Short exercise ▸
Give the listing again exactly, omitting its images.
=== Dataset extract ===
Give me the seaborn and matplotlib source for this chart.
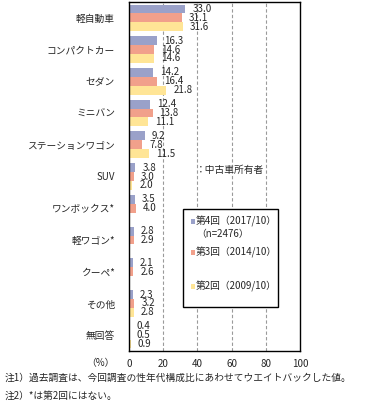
import numpy as np
import pandas as pd
import seaborn as sns
import matplotlib
matplotlib.use("Agg")
import matplotlib.pyplot as plt
from matplotlib.patches import Rectangle
from matplotlib.ticker import FixedLocator

categories = ["軽自動車", "コンパクトカー", "セダン", "ミニバン", "ステーションワゴン",
              "SUV", "ワンボックス*", "軽ワゴン*", "クーペ*", "その他", "無回答"]
series = ["第4回", "第3回", "第2回"]
v4 = [33.0, 16.3, 14.2, 12.4, 9.2, 3.8, 3.5, 2.8, 2.1, 2.3, 0.4]
v3 = [31.1, 14.6, 16.4, 13.8, 7.8, 3.0, 4.0, 2.9, 2.6, 3.2, 0.5]
v2 = [31.6, 14.6, 21.8, 11.1, 11.5, 2.0, np.nan, np.nan, np.nan, 2.8, 0.9]
legend_labels = ["第4回（2017/10）", "第3回（2014/10）", "第2回（2009/10）"]
xticks = [0, 20, 40, 60, 80, 100]
colors = ["#9aa1c9", "#f1a08b", "#ffe596"]

rows = []
for s, vals in zip(series, [v4, v3, v2]):
    for c, v in zip(categories, vals):
        rows.append({"cat": c, "series": s, "value": v})
df = pd.DataFrame(rows)

sns.set_style("white")
plt.rcParams["font.family"] = ["Noto Sans CJK JP", "DejaVu Sans"]

W, H = 365, 409
fig = plt.figure(figsize=(W / 100, H / 100), dpi=100)
ax = fig.add_axes([129 / W, 1 - 351 / H, 171 / W, 349 / H])

sns.barplot(data=df, y="cat", x="value", hue="series", order=categories,
            hue_order=series, palette=colors, orient="h", errorbar=None,
            width=0.84, ax=ax, legend=False, saturation=1, linewidth=0)

for cont in ax.containers:
    labels = [f"{b.get_width():.1f}" for b in cont]
    ax.bar_label(cont, labels=labels, padding=5, fontsize=7)

ax.set_xlim(0, 100)
ax.set_ylim(len(categories) - 0.5, -0.5)
ax.set_xticks(xticks)
ax.set_xticklabels([str(t) for t in xticks], fontsize=7)
ax.tick_params(axis="x", length=0, pad=6)
ax.tick_params(axis="y", which="major", length=0, labelsize=7, pad=10)
ax.yaxis.set_minor_locator(FixedLocator(np.arange(-0.5, len(categories), 1.0)))
ax.tick_params(axis="y", which="minor", direction="in", length=3, width=0.8, color="black")
ax.set_xlabel("")
ax.set_ylabel("")
for t in [20, 40, 60, 80]:
    ax.axvline(t, color="#9a9a9a", lw=0.8, ls=(0, (3, 2)), zorder=0)
for sp in ax.spines.values():
    sp.set_color("black")
    sp.set_linewidth(1)
    sp.set_visible(True)

def fx(px):
    return px / W

def fy(py):
    return 1 - py / H

fig.text(fx(100), fy(363), "（%）", fontsize=7, ha="center", va="center")
fig.text(fx(196), fy(170), "：中古車所有者", fontsize=7, ha="left", va="center")

# legend box
fig.patches.append(Rectangle((fx(183), fy(307)), fx(278) - fx(183), fy(209) - fy(307),
                             transform=fig.transFigure, fill=True, facecolor="white",
                             edgecolor="black", lw=1, zorder=5))
leg_y = [221, 252, 286]
for yy, lab, col in zip(leg_y, legend_labels, colors):
    fig.patches.append(Rectangle((fx(190.5), fy(yy + 2.5)), fx(5), 5 / H,
                                 transform=fig.transFigure, facecolor=col,
                                 edgecolor="none", zorder=6))
    fig.text(fx(196), fy(yy), lab, fontsize=7, ha="left", va="center", zorder=7)
fig.text(fx(196), fy(234), "（n=2476）", fontsize=7, ha="left", va="center", zorder=7)

fig.text(fx(5), fy(378), "注1）過去調査は、今回調査の性年代構成比にあわせてウエイトバックした値。",
         fontsize=7, ha="left", va="center")
fig.text(fx(5), fy(396), "注2）*は第2回にはない。", fontsize=7, ha="left", va="center")

fig.savefig("out.png", dpi=100)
===
Exercise answer ▸
Give me the seaborn and matplotlib source for this chart.
import numpy as np
import pandas as pd
import seaborn as sns
import matplotlib
matplotlib.use("Agg")
import matplotlib.pyplot as plt
from matplotlib.patches import Rectangle
from matplotlib.ticker import FixedLocator

categories = ["軽自動車", "コンパクトカー", "セダン", "ミニバン", "ステーションワゴン",
              "SUV", "ワンボックス*", "軽ワゴン*", "クーペ*", "その他", "無回答"]
series = ["第4回", "第3回", "第2回"]
v4 = [33.0, 16.3, 14.2, 12.4, 9.2, 3.8, 3.5, 2.8, 2.1, 2.3, 0.4]
v3 = [31.1, 14.6, 16.4, 13.8, 7.8, 3.0, 4.0, 2.9, 2.6, 3.2, 0.5]
v2 = [31.6, 14.6, 21.8, 11.1, 11.5, 2.0, np.nan, np.nan, np.nan, 2.8, 0.9]
legend_labels = ["第4回（2017/10）", "第3回（2014/10）", "第2回（2009/10）"]
xticks = [0, 20, 40, 60, 80, 100]
colors = ["#9aa1c9", "#f1a08b", "#ffe596"]

rows = []
for s, vals in zip(series, [v4, v3, v2]):
    for c, v in zip(categories, vals):
        rows.append({"cat": c, "series": s, "value": v})
df = pd.DataFrame(rows)

sns.set_style("white")
plt.rcParams["font.family"] = ["Noto Sans CJK JP", "DejaVu Sans"]

W, H = 365, 409
fig = plt.figure(figsize=(W / 100, H / 100), dpi=100)
ax = fig.add_axes([129 / W, 1 - 351 / H, 171 / W, 349 / H])

sns.barplot(data=df, y="cat", x="value", hue="series", order=categories,
            hue_order=series, palette=colors, orient="h", errorbar=None,
            width=0.84, ax=ax, legend=False, saturation=1, linewidth=0)

for cont in ax.containers:
    labels = [f"{b.get_width():.1f}" for b in cont]
    ax.bar_label(cont, labels=labels, padding=5, fontsize=7)

ax.set_xlim(0, 100)
ax.set_ylim(len(categories) - 0.5, -0.5)
ax.set_xticks(xticks)
ax.set_xticklabels([str(t) for t in xticks], fontsize=7)
ax.tick_params(axis="x", length=0, pad=6)
ax.tick_params(axis="y", which="major", length=0, labelsize=7, pad=10)
ax.yaxis.set_minor_locator(FixedLocator(np.arange(-0.5, len(categories), 1.0)))
ax.tick_params(axis="y", which="minor", direction="in", length=3, width=0.8, color="black")
ax.set_xlabel("")
ax.set_ylabel("")
for t in [20, 40, 60, 80]:
    ax.axvline(t, color="#9a9a9a", lw=0.8, ls=(0, (3, 2)), zorder=0)
for sp in ax.spines.values():
    sp.set_color("black")
    sp.set_linewidth(1)
    sp.set_visible(True)

def fx(px):
    return px / W

def fy(py):
    return 1 - py / H

fig.text(fx(100), fy(363), "（%）", fontsize=7, ha="center", va="center")
fig.text(fx(196), fy(170), "：中古車所有者", fontsize=7, ha="left", va="center")

# legend box
fig.patches.append(Rectangle((fx(183), fy(307)), fx(278) - fx(183), fy(209) - fy(307),
                             transform=fig.transFigure, fill=True, facecolor="white",
                             edgecolor="black", lw=1, zorder=5))
leg_y = [221, 252, 286]
for yy, lab, col in zip(leg_y, legend_labels, colors):
    fig.patches.append(Rectangle((fx(190.5), fy(yy + 2.5)), fx(5), 5 / H,
                                 transform=fig.transFigure, facecolor=col,
                                 edgecolor="none", zorder=6))
    fig.text(fx(196), fy(yy), lab, fontsize=7, ha="left", va="center", zorder=7)
fig.text(fx(196), fy(234), "（n=2476）", fontsize=7, ha="left", va="center", zorder=7)

fig.text(fx(5), fy(378), "注1）過去調査は、今回調査の性年代構成比にあわせてウエイトバックした値。",
         fontsize=7, ha="left", va="center")
fig.text(fx(5), fy(396), "注2）*は第2回にはない。", fontsize=7, ha="left", va="center")

fig.savefig("out.png", dpi=100)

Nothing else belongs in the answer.